テニスPRESSBACK NUMBER
内山靖崇、17歳の挫折から10年後。
錦織圭や盛田名誉顧問も称える根性。
text by
山口奈緒美Naomi Yamaguchi
photograph byHiromasa Mano
posted2019/10/04 19:00
ダニエル太郎とともにATPツアー8強進出を果たした内山靖崇。日本テニスの底上げがなされている証拠の1人だ。
年内100位という目標も現実的。
コーチングというのは不思議なもので、何を言われるかではなく、誰に言われるか、なのだ。鈴木は同じ札幌出身で、自分のことを子供の頃から目にかけてくれていた大先輩。もちろんそのプレースタイルやキャリアを内山はよく知っている。そんな鈴木の言葉には説得力があった。それを確信し、もっともいい時期を迎えた内山を5つ年下の鈴木に託した増田の決断に、ここまでともに積み重ねてきた時間の重さを感じる。

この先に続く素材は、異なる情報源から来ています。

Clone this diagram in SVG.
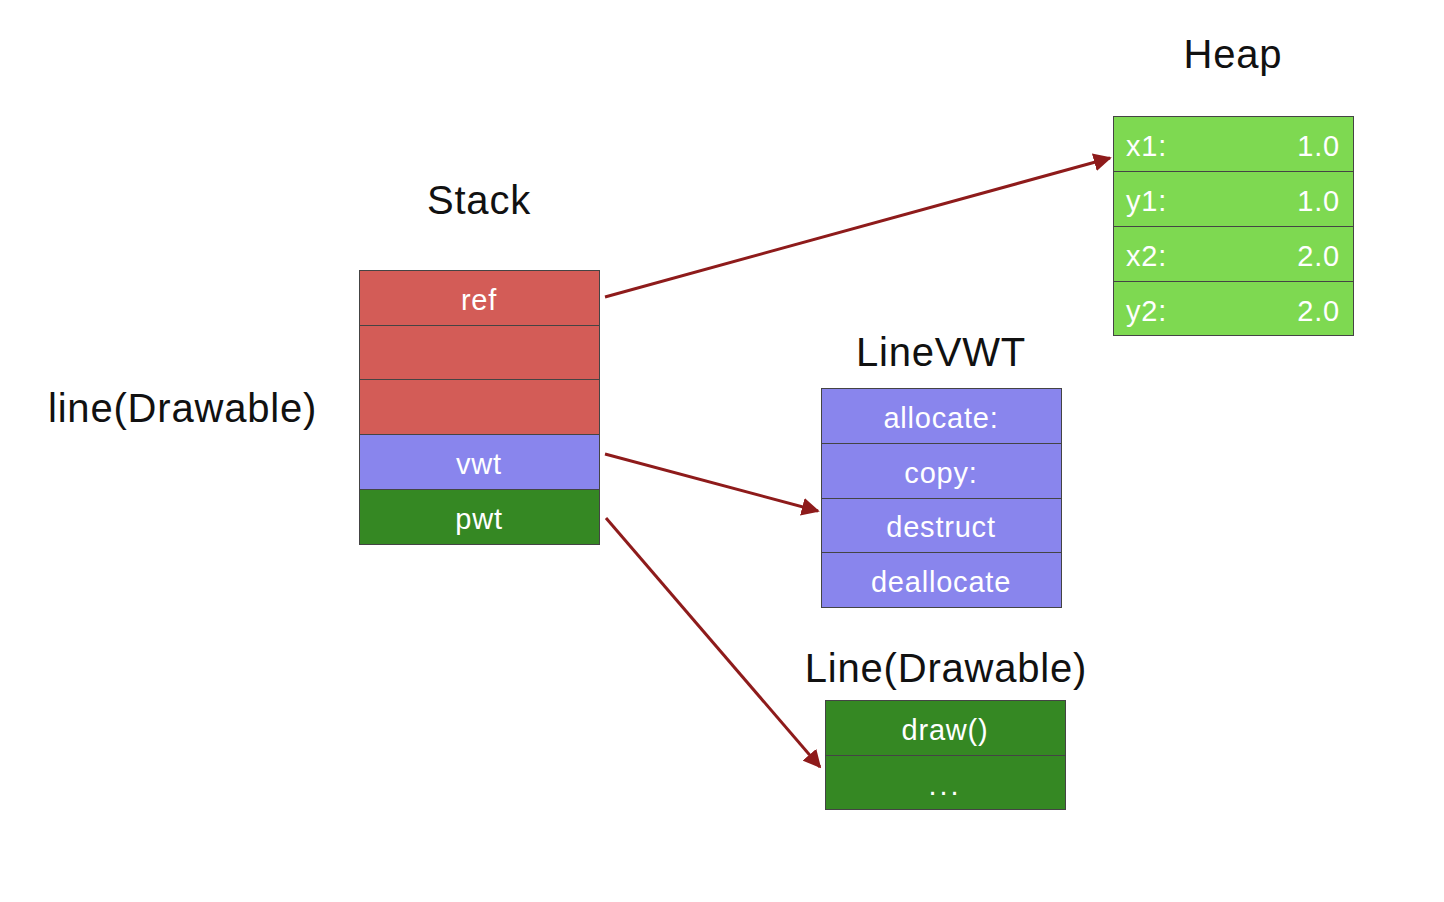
<svg xmlns="http://www.w3.org/2000/svg" width="1444" height="902" viewBox="0 0 1444 902">
<defs>
<style>
.cell{stroke:#444;stroke-width:1}
.red{fill:#D35C57}
.pur{fill:#8985ED}
.dg{fill:#358823}
.lg{fill:#7ED951}
.t{font-family:"Liberation Sans",Arial,sans-serif;font-size:29px;fill:#fff;letter-spacing:0.8px}
.c{text-anchor:middle}
.e{text-anchor:end}
.title{font-family:"Liberation Sans",Arial,sans-serif;font-size:40px;fill:#111;letter-spacing:0.8px}
.arr{stroke:#8E1B1B;stroke-width:3;fill:none;marker-end:url(#ah)}
</style>
<marker id="ah" viewBox="0 0 10 10" refX="9" refY="5" markerWidth="6" markerHeight="6" markerUnits="strokeWidth" orient="auto">
<path d="M0,0 L10,5 L0,10 z" fill="#8E1B1B"/>
</marker>
</defs>
<rect width="1444" height="902" fill="#fff"/>
<g id="label-line">
<text class="title" x="48" y="422">line(Drawable)</text>
</g>
<g id="stack">
<text class="title c" x="479" y="214">Stack</text>
<rect class="cell red" x="359.5" y="270.5" width="240" height="55"/>
<rect class="cell red" x="359.5" y="325.5" width="240" height="54"/>
<rect class="cell red" x="359.5" y="379.5" width="240" height="55"/>
<rect class="cell pur" x="359.5" y="434.5" width="240" height="55"/>
<rect class="cell dg" x="359.5" y="489.5" width="240" height="55"/>
<text class="t c" x="479" y="310">ref</text>
<text class="t c" x="479" y="474">vwt</text>
<text class="t c" x="479" y="529">pwt</text>
</g>
<g id="heap">
<text class="title c" x="1233" y="68">Heap</text>
<rect class="cell lg" x="1113.5" y="116.5" width="240" height="55"/>
<rect class="cell lg" x="1113.5" y="171.5" width="240" height="55"/>
<rect class="cell lg" x="1113.5" y="226.5" width="240" height="55"/>
<rect class="cell lg" x="1113.5" y="281.5" width="240" height="54"/>
<text class="t" x="1126" y="156">x1:</text>
<text class="t e" x="1340" y="156">1.0</text>
<text class="t" x="1126" y="211">y1:</text>
<text class="t e" x="1340" y="211">1.0</text>
<text class="t" x="1126" y="266">x2:</text>
<text class="t e" x="1340" y="266">2.0</text>
<text class="t" x="1126" y="321">y2:</text>
<text class="t e" x="1340" y="321">2.0</text>
</g>
<g id="linevwt">
<text class="title c" x="941" y="366">LineVWT</text>
<rect class="cell pur" x="821.5" y="388.5" width="240" height="55"/>
<rect class="cell pur" x="821.5" y="443.5" width="240" height="55"/>
<rect class="cell pur" x="821.5" y="498.5" width="240" height="54"/>
<rect class="cell pur" x="821.5" y="552.5" width="240" height="55"/>
<text class="t c" x="941" y="428">allocate:</text>
<text class="t c" x="941" y="483">copy:</text>
<text class="t c" x="941" y="537">destruct</text>
<text class="t c" x="941" y="592">deallocate</text>
</g>
<g id="linedrawable">
<text class="title c" x="946" y="682">Line(Drawable)</text>
<rect class="cell dg" x="825.5" y="700.5" width="240" height="55"/>
<rect class="cell dg" x="825.5" y="755.5" width="240" height="54"/>
<text class="t c" x="945" y="740">draw()</text>
<text class="t c" x="945" y="795" style="letter-spacing:3px">...</text>
</g>
<g id="connectors">
<line class="arr" x1="605" y1="297" x2="1110" y2="158"/>
<line class="arr" x1="605" y1="454" x2="818" y2="511"/>
<line class="arr" x1="606" y1="518" x2="820" y2="767"/>
</g>
</svg>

今シーズンの内山は年初のブリスベンでベスト8入りし、ウィンブルドンで予選を突破。予選に挑戦すること15回目で初めてつかんだグランドスラム本戦の切符だった。これまでも何度か飛躍を予感させたことはあるが、最近の手応えはちょっと違うという。
「今年ははっきりとした結果が出ているので、自信もついてきましたし、トップ150に入れて年内100位という目標も現実的なものとして見えてきた」
VIP席の最前列には盛田氏の姿が。
もし内山がトップ100入りを果たせば、盛田ファンド生の男子としては錦織、西岡に次いで3人目。途中帰国組の中では初めてとなる。
内山の試合のときはいつも、VIP席の最前列に盛田正明さんの姿があった。その才能が最大に発揮される日を待ち望む人は少なくない。ウィンブルドンで予選突破したとき、錦織は「今回、それが一番うれしい出来事だったかもしれない」と自分のことのように喜んだ。

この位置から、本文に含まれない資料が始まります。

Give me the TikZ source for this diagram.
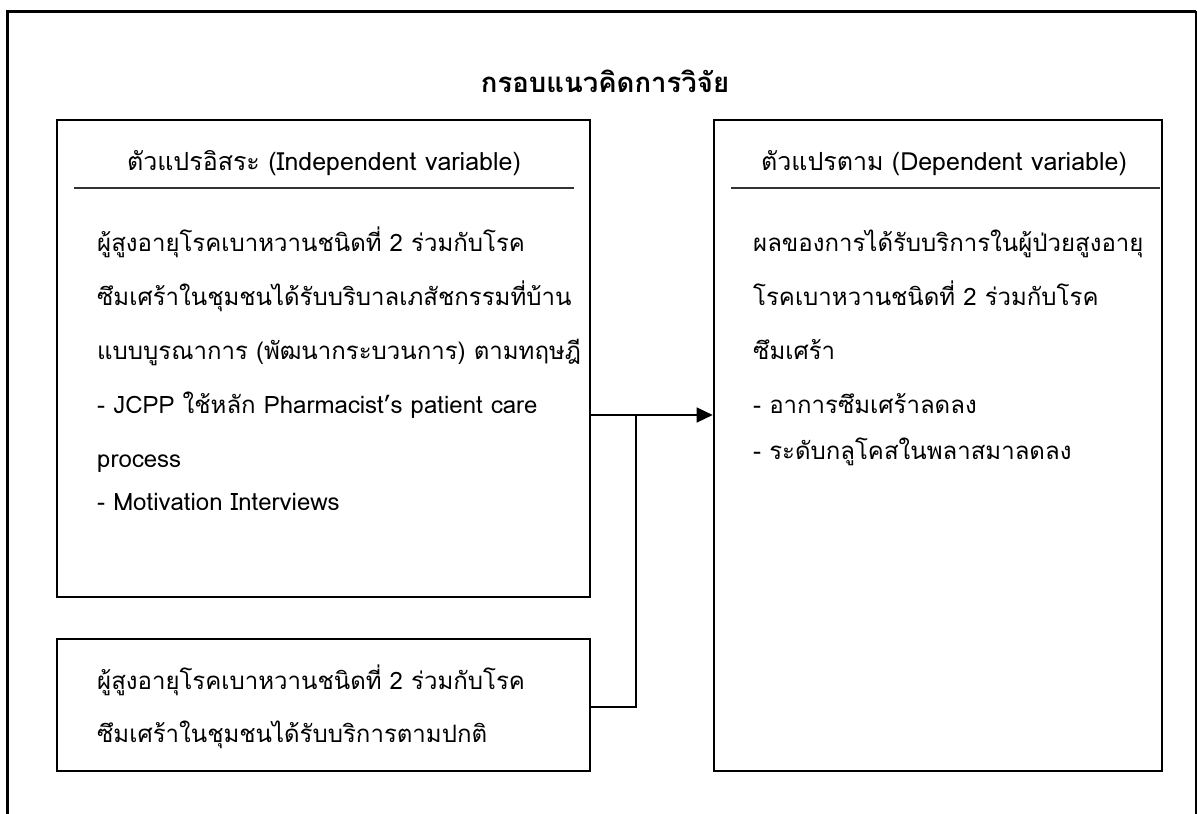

最後に、少し他の日本選手にも話を広げたい。先月35歳になった添田も、今大会の前半戦を盛り上げた功労者の1人といって間違いない。
1回戦で37位のヤンレナード・シュトルフに対して番狂わせを演じ、2回戦でジョコビッチには敗れたものの、終盤では質の高いラリー戦を繰り広げた。その添田も、自己最高の47位をマークしたのは27歳のときだった。
「19歳や20歳のときにうまくいかなくても、あきらめないでがんばってほしい」とジュニア世代にメッセージを送る。